Dans ce cas-ci, ce sont donc leurs pili sexuels que les bactéries ont utilisé pour capturer l’ADN alentour. Le processus par lequel une bactérie intègre de nouvelles informations génétiques provenant d’un organisme différent à son génome s’appelle un « transfert horizontal de gènes » (par opposition au transfert vertical, où le donneur est l’ancêtre). Bien que théorisé depuis plusieurs dizaines d’années, c’est la première fois que des scientifiques ont pu observer en direct un tel transfert effectué par pilus.
« Le transfert horizontal de gènes est un important moyen de transmission de résistance aux antibiotiques entre les espèces bactériennes, mais le processus n’a jamais été observé auparavant, puisque les structures bactériennes impliquées sont extrêmement petites. C’est important de comprendre ce mécanisme, car plus nous en savons sur la manière dont les bactéries partagent leur ADN, plus nous pouvons le contrer » explique le biologiste Ankur Dalia.
La manière dont une bactérie utilise ses pili est encore peu comprise car ces derniers sont extrêmement petits ; un pilus est 10’000 fois plus petit qu’un cheveux humain. Pour cette raison, les chercheurs ont employé une méthode visant à rendre fluorescents la bactérie, ses pili et l’ADN. Une fois placé sous le microscope, cet échantillon fluorescent a permis aux scientifiques d’observer en direct le processus par lequel une bactérie capture un morceau d’ADN du milieu extérieur pour l’intégrer à son génome.
Le pilus est projeté à travers un pore de la paroi bactérienne pour capturer un morceau d’ADN, puis il se rétracte avec une grande précision.« C’est comme enfiler une aiguille. La taille du pore de la membrane extérieure correspond presque exactement à celle d’une hélice d’ADN pliée en deux, ce que semble avoir attrapé la bactérie. Si le pilus n’était pas là pour la guider, la probabilité que l’ADN atteigne le pore au bon moment et avec le bon angle pour traverser la paroi, est proche de zéro » explique la biologiste Courtney Ellison.

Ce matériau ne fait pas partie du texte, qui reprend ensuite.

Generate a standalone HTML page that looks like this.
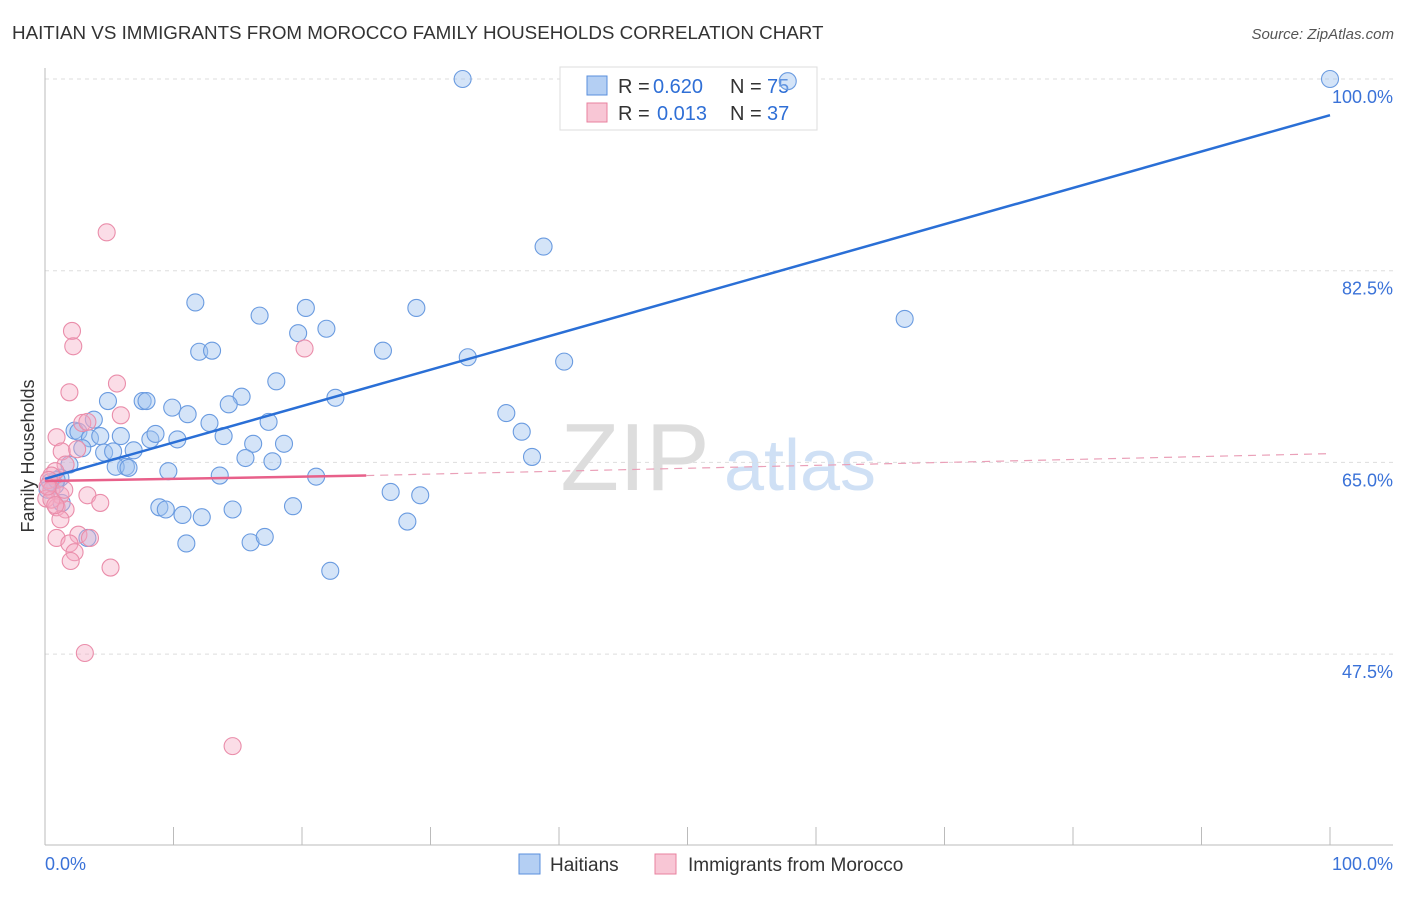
<!DOCTYPE html>
<html><head><meta charset="utf-8"><style>
body{margin:0;background:#fff;font-family:"Liberation Sans",sans-serif}
svg text{font-family:"Liberation Sans",sans-serif}
</style></head><body>
<svg id="c" width="1406" height="892">
<text x="12" y="39" font-size="18.8" fill="#333">HAITIAN VS IMMIGRANTS FROM MOROCCO FAMILY HOUSEHOLDS CORRELATION CHART</text>
<text x="1394" y="39" font-size="15" fill="#555" font-style="italic" text-anchor="end">Source: ZipAtlas.com</text>
<text transform="translate(34,456) rotate(-90)" font-size="18" fill="#333" text-anchor="middle">Family Households</text>
<g><text x="635" y="490" font-size="96" fill="#ddd" font-family="Liberation Serif" text-anchor="middle">ZIP</text><text x="800" y="490" font-size="72" fill="#cfe0f5" text-anchor="middle">atlas</text></g>
<g id="grid"></g>
<g>
<rect x="560" y="67" width="257" height="63" fill="#fff" stroke="#ddd"/>
<rect x="587" y="76" width="20" height="19" fill="#b4cff3" stroke="#5a8fdc"/>
<rect x="587" y="103" width="20" height="19" fill="#f8c6d5" stroke="#e8819f"/>
<text x="618" y="93" font-size="20" fill="#333">R =</text><text x="653" y="93" font-size="20" fill="#2f6fd6">0.620</text>
<text x="730" y="93" font-size="20" fill="#333">N =</text><text x="767" y="93" font-size="20" fill="#2f6fd6">75</text>
<text x="618" y="120" font-size="20" fill="#333">R =</text><text x="657" y="120" font-size="20" fill="#2f6fd6">0.013</text>
<text x="730" y="120" font-size="20" fill="#333">N =</text><text x="767" y="120" font-size="20" fill="#2f6fd6">37</text>
</g>
<g id="pts"></g><g id="lines"></g>
<g>
<rect x="519" y="854" width="21" height="20" fill="#b4cff3" stroke="#5a8fdc"/>
<text x="550" y="871" font-size="19" fill="#333">Haitians</text>
<rect x="655" y="854" width="21" height="20" fill="#f8c6d5" stroke="#e8819f"/>
<text x="688" y="871" font-size="19" fill="#333">Immigrants from Morocco</text>
</g>
</svg>
<script>
const yTicks=[100,82.5,65,47.5];
const yTickLabels=["100.0%","82.5%","65.0%","47.5%"];
const blueX=[32.5,57.8,100,38.8,66.9,11.7,20.3,28.9,16.7,19.7,21.9,12.0,13.0,26.3,32.9,40.4,18.0,22.6,15.3,7.6,7.9,4.9,9.9,11.1,14.3,35.9,3.8,17.4,12.8,2.3,2.6,3.5,4.3,37.1,5.9,8.2,8.6,13.9,10.3,16.2,18.6,2.9,4.6,5.3,6.9,15.6,17.7,37.9,6.3,5.5,6.5,9.6,13.6,21.1,1.9,1.2,0.8,0.4,0.2,1.3,26.9,29.2,8.9,9.4,19.3,14.6,10.7,12.2,28.2,11.0,16.0,17.1,3.3,22.2,0.9];
const blueY=[100,99.8,100,84.7,78.1,79.6,79.1,79.1,78.4,76.8,77.2,75.1,75.2,75.2,74.6,74.2,72.4,70.9,71.0,70.6,70.6,70.6,70.0,69.4,70.3,69.5,68.9,68.7,68.6,67.9,67.8,67.2,67.4,67.8,67.4,67.1,67.6,67.4,67.1,66.7,66.7,66.3,65.9,66.0,66.1,65.4,65.1,65.5,64.6,64.6,64.5,64.2,63.8,63.7,64.8,63.6,62.9,63.2,62.5,61.3,62.3,62.0,60.9,60.7,61.0,60.7,60.2,60.0,59.6,57.6,57.7,58.2,58.1,55.1,63.4];
const pinkX=[4.8,2.1,2.2,20.2,5.6,1.9,5.9,2.9,3.3,0.9,1.3,2.5,1.6,0.8,0.5,0.3,0.5,1.2,0.1,0.9,1.6,0.5,3.3,4.3,1.2,0.9,2.6,3.5,1.9,2.3,2.0,5.1,3.1,14.6,0.2,1.5,0.8];
const pinkY=[86.0,77.0,75.6,75.4,72.2,71.4,69.3,68.6,68.7,67.3,66.0,66.2,64.8,64.2,63.8,63.4,62.5,62.0,61.7,60.9,60.7,61.6,62.0,61.3,59.8,58.1,58.4,58.1,57.6,56.8,56.0,55.4,47.6,39.1,62.8,62.5,61.1];
const blueTrend=[[0,63.5],[100,96.7]];
const pinkTrend=[[0,63.3],[25,63.8],[100,65.8]];
const NS="http://www.w3.org/2000/svg";
const X=v=>45+v*12.85, Y=v=>79+(100-v)/17.5*191.7;
function mk(t,a,p){const e=document.createElementNS(NS,t);for(const k in a)e.setAttribute(k,a[k]);p.appendChild(e);return e;}
const grid=document.getElementById('grid');
yTicks.forEach((t,i)=>{
 const l=mk('line',{x1:45,x2:1393,y1:Y(t),y2:Y(t),stroke:'#ddd','stroke-dasharray':'4,4'},grid);
 
 
 const tx=mk('text',{x:1393,y:Y(t)+24,'font-size':18,fill:'#3a72d8','text-anchor':'end'},grid);tx.textContent=yTickLabels[i];
 
 
});
mk('line',{x1:45,x2:45,y1:68,y2:845,stroke:'#bbb'},grid);
mk('line',{x1:45,x2:1393,y1:845,y2:845,stroke:'#bbb'},grid);
for(let i=0;i<=10;i++){const t=mk('line',{x1:X(i*10),x2:X(i*10),y1:827,y2:845,stroke:'#bbb'},grid);
 
 }
let a=mk('text',{x:45,y:870,'font-size':18,fill:'#3a72d8'},grid);a.textContent='0.0%';


a=mk('text',{x:1393,y:870,'font-size':18,fill:'#3a72d8','text-anchor':'end'},grid);a.textContent='100.0%';


const pts=document.getElementById('pts');
blueX.forEach((x,i)=>{const c=mk('circle',{cx:X(x),cy:Y(blueY[i]),r:8.5,fill:'rgba(160,196,240,0.45)',stroke:'#6a9be0','stroke-width':1.1},pts);
 
 });
pinkX.forEach((x,i)=>{const c=mk('circle',{cx:X(x),cy:Y(pinkY[i]),r:8.5,fill:'rgba(244,170,195,0.4)',stroke:'#ea8daa','stroke-width':1.1},pts);
 
 });
const L=document.getElementById('lines');
let b=mk('line',{x1:X(blueTrend[0][0]),y1:Y(blueTrend[0][1]),x2:X(blueTrend[1][0]),y2:Y(blueTrend[1][1]),stroke:'#2a6fd6','stroke-width':2.5},L);


let p=mk('line',{x1:X(pinkTrend[0][0]),y1:Y(pinkTrend[0][1]),x2:X(pinkTrend[1][0]),y2:Y(pinkTrend[1][1]),stroke:'#e8608a','stroke-width':2.5},L);


p=mk('line',{x1:X(pinkTrend[1][0]),y1:Y(pinkTrend[1][1]),x2:X(pinkTrend[2][0]),y2:Y(pinkTrend[2][1]),stroke:'#eaa0b8','stroke-width':1.2,'stroke-dasharray':'8,6'},L);


</script>
</body></html>
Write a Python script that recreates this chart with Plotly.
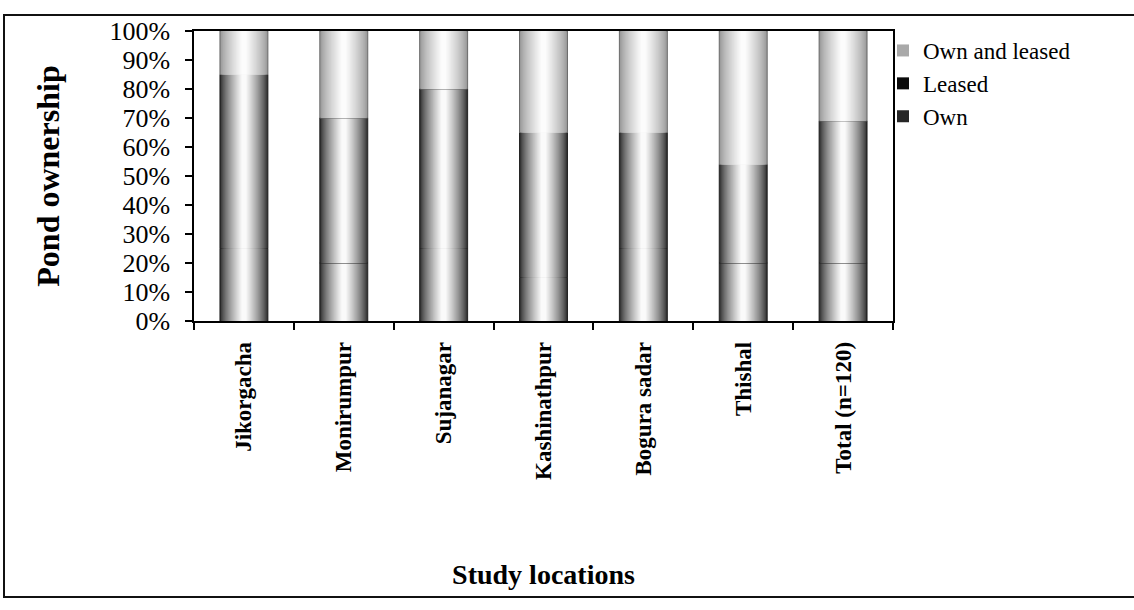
import plotly.graph_objects as go

# Pond ownership by study location (percent of ponds)
locations = ["Jikorgacha", "Monirumpur", "Sujanagar", "Kashinathpur",
             "Bogura sadar", "Thishal", "Total (n=120)"]
own = [25, 20, 25, 15, 25, 20, 20]
leased = [60, 50, 55, 50, 40, 34, 49]
own_and_leased = [15, 30, 20, 35, 35, 46, 31]

y_tick_vals = [0, 10, 20, 30, 40, 50, 60, 70, 80, 90, 100]
y_tick_text = ["0%", "10%", "20%", "30%", "40%", "50%",
               "60%", "70%", "80%", "90%", "100%"]

SERIF = "Liberation Serif, Times New Roman, serif"
BAR_W = 0.48
N_LAYERS = 22


def mix(c1, c2, t):
    r = [round(a + (b - a) * t) for a, b in zip(c1, c2)]
    return "rgb({},{},{})".format(*r)


def shaded_segment(fig, name, values, base, edge, centre, legend_color, rank, outline):
    """Stack of overlaid bars, each narrower and lighter, giving a
    dark-edged cylinder look for one stacked segment."""
    for k in range(N_LAYERS):
        t = k / (N_LAYERS - 1)
        width = BAR_W * (1 - 0.94 * k / N_LAYERS)
        first = k == 0
        fig.add_trace(go.Bar(
            x=locations, y=values, base=base, width=width,
            name=name,
            marker=dict(
                color=mix(edge, centre, t ** 0.75),
                line=dict(color=outline if first else "rgba(0,0,0,0)",
                          width=1.0 if first else 0),
            ),
            showlegend=False, legendgroup=name,
            hoverinfo="skip",
        ))
    # legend swatch for the segment
    fig.add_trace(go.Bar(
        x=[None], y=[None], name=name,
        marker=dict(color=legend_color, line=dict(width=0)),
        showlegend=True, legendrank=rank, legendgroup=name,
    ))


base_own = [0] * len(locations)
base_leased = own[:]
base_ol = [a + b for a, b in zip(own, leased)]

fig = go.Figure()
shaded_segment(fig, "Own", own, base_own, (44, 44, 44), (250, 250, 250),
               "#262626", 3, "#222222")
shaded_segment(fig, "Leased", leased, base_leased, (44, 44, 44), (250, 250, 250),
               "#0a0a0a", 2, "#222222")
shaded_segment(fig, "Own and leased", own_and_leased, base_ol, (150, 150, 150),
               (252, 252, 252), "#a9a9a9", 1, "#6a6a6a")

# outer frame around the whole chart
plot_l, plot_r, plot_t, plot_b = 194, 893, 31, 321
pw, ph = plot_r - plot_l, plot_b - plot_t


def px_x(v):
    return (v - plot_l) / pw


def px_y(v):
    return (plot_b - v) / ph


fig.add_shape(type="rect", xref="paper", yref="paper",
              x0=px_x(4), x1=px_x(1150), y0=px_y(597), y1=px_y(15),
              line=dict(color="#111111", width=2), fillcolor="rgba(0,0,0,0)",
              layer="below")

fig.update_layout(
    width=1134, height=610,
    margin=dict(l=plot_l, r=1134 - plot_r, t=plot_t, b=610 - plot_b),
    barmode="overlay",
    paper_bgcolor="white", plot_bgcolor="white",
    font=dict(family=SERIF, color="black"),
    showlegend=True,
    legend=dict(x=px_x(883), y=px_y(29), xanchor="left", yanchor="top",
                font=dict(family=SERIF, size=23, color="black"),
                bgcolor="rgba(0,0,0,0)", itemsizing="constant",
                tracegroupgap=0),
    xaxis=dict(
        categoryorder="array", categoryarray=locations,
        showline=True, linecolor="black", linewidth=1.5, mirror=True,
        ticks="outside", tickson="boundaries", ticklen=7, tickcolor="black",
        tickwidth=1.5, tickangle=-90, ticklabelstandoff=10,
        tickfont=dict(family=SERIF, size=23, color="black", weight="bold"),
        showgrid=False,
        title=dict(text="Study locations", standoff=85,
                   font=dict(family=SERIF, size=28, color="black", weight="bold")),
    ),
    yaxis=dict(
        range=[0, 100], tickvals=y_tick_vals, ticktext=y_tick_text,
        showline=True, linecolor="black", linewidth=1.5, mirror=True,
        ticks="outside", ticklen=7, tickcolor="black", tickwidth=1.5,
        ticklabelstandoff=10,
        tickfont=dict(family=SERIF, size=26, color="black"),
        showgrid=False, zeroline=False,
        title=dict(text="Pond ownership", standoff=40,
                   font=dict(family=SERIF, size=32, color="black", weight="bold")),
    ),
)

fig.write_html("out.html")
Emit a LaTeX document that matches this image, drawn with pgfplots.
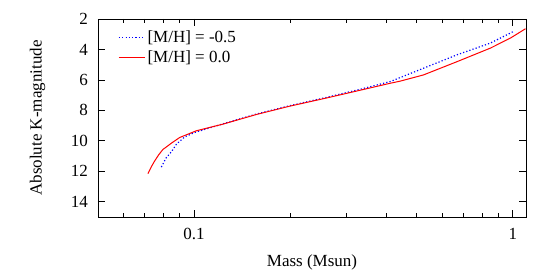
\documentclass[border=0pt]{standalone}
\usepackage{fontspec}
\setmainfont{Liberation Serif}
\usepackage{pgfplots}
\pgfplotsset{compat=1.18}
\begin{document}
\fontsize{17bp}{19bp}\selectfont
\begin{tikzpicture}[font=\fontsize{17bp}{19bp}\selectfont]
\begin{axis}[
  scale only axis, width=428bp, height=198bp,
  xmode=log, xmin=0.05, xmax=1.1,
  ymin=2, ymax=15, y dir=reverse,
  ytick={2,4,6,8,10,12,14},
  xtick={0.1,1}, xticklabels={0.1,1},
  minor xtick={0.06,0.07,0.08,0.09,0.2,0.3,0.4,0.5,0.6,0.7,0.8,0.9},
  /pgf/number format/assume math mode=true,
  tick align=inside,
  major tick length=7bp, minor tick length=4bp,
  tick style={line width=0.8bp, black},
  axis line style={line width=0.9bp},
  tick label style={font=\fontsize{17bp}{19bp}\selectfont},
  label style={font=\fontsize{17bp}{19bp}\selectfont},
  xlabel={Mass (Msun)}, ylabel={Absolute K-magnitude},
  xlabel style={at={(axis description cs:0.5,0)}, anchor=base, yshift=-49.7bp},
  ylabel style={at={(axis description cs:0,0.5)}, anchor=base, yshift=56.3bp},
  xticklabel style={anchor=base, inner sep=0pt, yshift=-23bp},
  yticklabel style={anchor=east, inner sep=0pt, xshift=-10bp},
  legend style={draw=none, fill=none, at={(0.047,0.953)}, anchor=north west, font=\fontsize{17bp}{19bp}\selectfont, row sep=1.5bp, inner sep=0pt},
  legend cell align=left,
  legend image code/.code={\path (0bp,0bp) -- (26bp,0bp); \draw[#1] (0bp,0bp) -- (18bp,0bp);},
]
\addplot[blue, line width=1.2bp, dash pattern=on 1.2bp off 2.1bp] coordinates {
(0.079,11.72) (0.0819,11.10) (0.0849,10.73) (0.0881,10.22) (0.0935,9.74) (0.1005,9.45)
(0.1234,8.88) (0.157,8.24) (0.2,7.69) (0.2576,7.17) (0.33,6.63) (0.4124,6.11)
(0.525,5.23) (0.6686,4.35) (0.851,3.58) (1.0,2.84)
};
\addlegendentry{[M/H] = -0.5}
\addplot[red, line width=1bp] coordinates {
(0.0717,12.15) (0.0735,11.70) (0.0752,11.34) (0.0775,10.92) (0.0799,10.57) (0.085,10.15)
(0.0902,9.78) (0.1017,9.34) (0.1234,8.90) (0.157,8.27) (0.2,7.72) (0.2576,7.21)
(0.33,6.69) (0.4124,6.22) (0.4434,6.08) (0.525,5.67) (0.6686,4.80) (0.851,3.91)
(0.9835,3.25) (1.096,2.64)
};
\addlegendentry{[M/H] = 0.0}
\end{axis}
\useasboundingbox ([shift={(-98bp,-55bp)}]current axis.south west) rectangle ([shift={(19bp,19bp)}]current axis.north east);
\end{tikzpicture}
\end{document}
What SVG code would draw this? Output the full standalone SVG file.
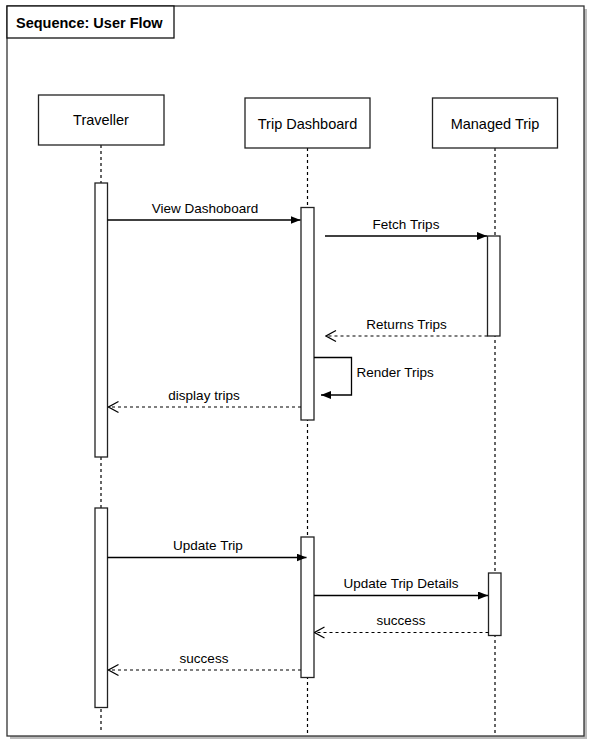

Le transfert de la résistance aux antibiotiques peut être réalisé de plusieurs façons, et le transfert horizontal de gène est l’un d’eux. Un tel mécanisme n’a pas nécessairement lieu entre deux bactéries vivantes, des bactéries mortes peuvent également servir de source génétique. Dans ce cas-là, le processus est nommé « transformation ». Lorsqu’une bactérie meurt, se paroi se lyse (se détruit) et libère l’ADN qu’elle contient dans le milieu ; si cet ADN possède des gènes impliqués dans la résistance aux antibiotiques, alors la bactérie qui le capture développe à son tour cette résistance.
Comprendre les mécanismes de développement et transmission de résistance aux antibiotiques est donc capital pour mettre au point des moyens de les contrer. La prochaine étape pour les scientifiques est de savoir comment la bactérie parvient à trouver le morceau d’ADN et à projeter son pilus à l’endroit exact où il se trouve ; ils doivent également déterminer la manière dont le pilus fixe l’ADN, puisque c’est la première fois qu’ils observent un tel processus d’adhésion de la part des protéines constituant le pilus.
Les chercheurs ambitionnent également d’utiliser leur méthode pour comprendre les autres fonctions des pili. « Ce sont des appendices très versatiles, cette nouvelle méthode nous permet d’améliorer notre connaissance concernant les fonctions bactériennes » conclut Dalia.